Evans explained that the shift to New TV started with the likes of the Sopranos — premium content on pay cable channels such as HBO — that boasted the sophistication of a feature film. Over the ensuing years that quality became available on basic cable (e.g. Mad Men on AMC), and then through subscription video and streaming services.

“Today’s TV is virtually unrecognizable to traditional shows,” Evans told The Drum.

Producers are investing in content quality and quantity today. Producers spent about $67bn on new content in 2018, according to MoffettNathanson Research. And FX Network research shows there were 495 scripted series produced in 2018. “There’s not only great content to choose from as a viewer, there’s lots of it,” Evans said.

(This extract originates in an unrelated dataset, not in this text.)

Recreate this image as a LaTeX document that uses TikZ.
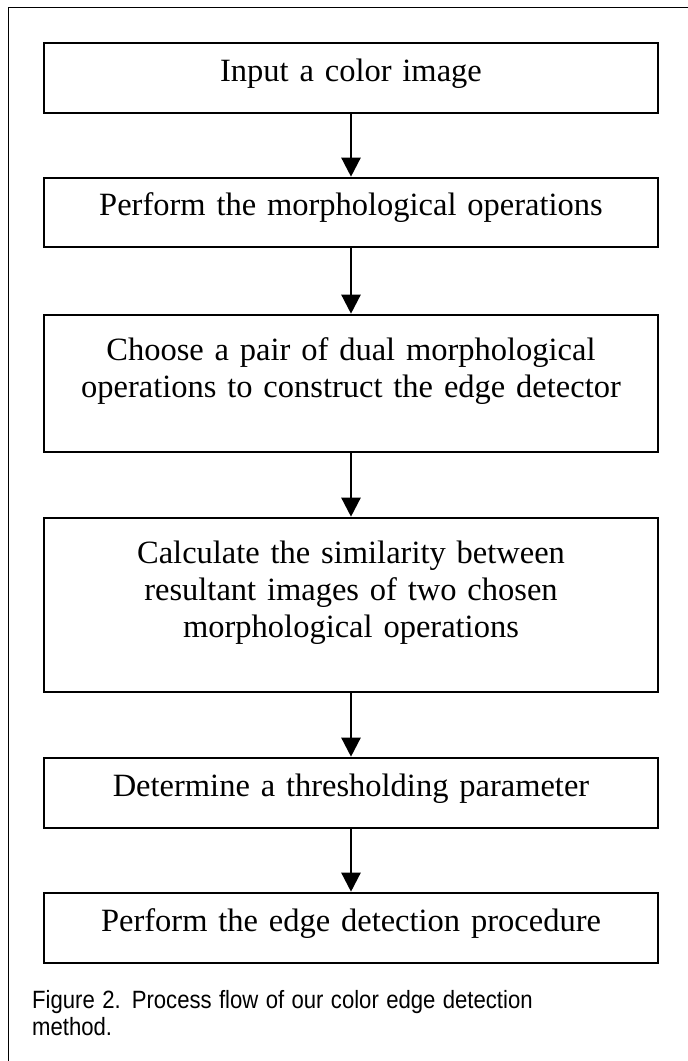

And, there are countless ways to access that content — from a 50-inch wall-mounted TV to a smartphone; from cable to OTT; from networks to streaming services. All this choice is enabling that five-hours-a-day TV habit.

TV watching habits 2018

But what really sets New TV apart today is data, Evans said.

Data is available from a variety of sources, including advertisers, cable and satellite providers, measurement providers (e.g. Nielsen), set-top boxes and TV manufacturers. Accessing that data in a privacy-appropriate way, the report points out, allows marketers to segment beyond the broad demographic swaths of age and gender toward more targeted audiences, such as those in-market for a specific item. This approach equates to a shift from a content focus (advertising based on the programming and broad segments) to an audience focus (ads based on consumer data for targeted reach).

“You can drill down in a geography, say, Portland, to consumers who are looking for a truck, and now you’ve gone from TV delivering top-of-the-funnel awareness to the middle or even lower funnel. You’re seeing those who are ready to buy,” Evans said.

According to Comcast Spotlight’s report 'The New TV: Redefining Video for Viewers and Advertisers,' in one test that tracked website visits during a campaign, using a mix of audience- and content-based targeting led to a 13% lift versus content-based targeting alone, which saw a 5% lift.

The ability to track results and provide attribution is part of the next stage in New TV: TV as a full-funnel solution. “Attribution will make TV as accountable as digital is today,” Evans said. “Big data is revolutionary in the TV experience for advertisers and viewers.”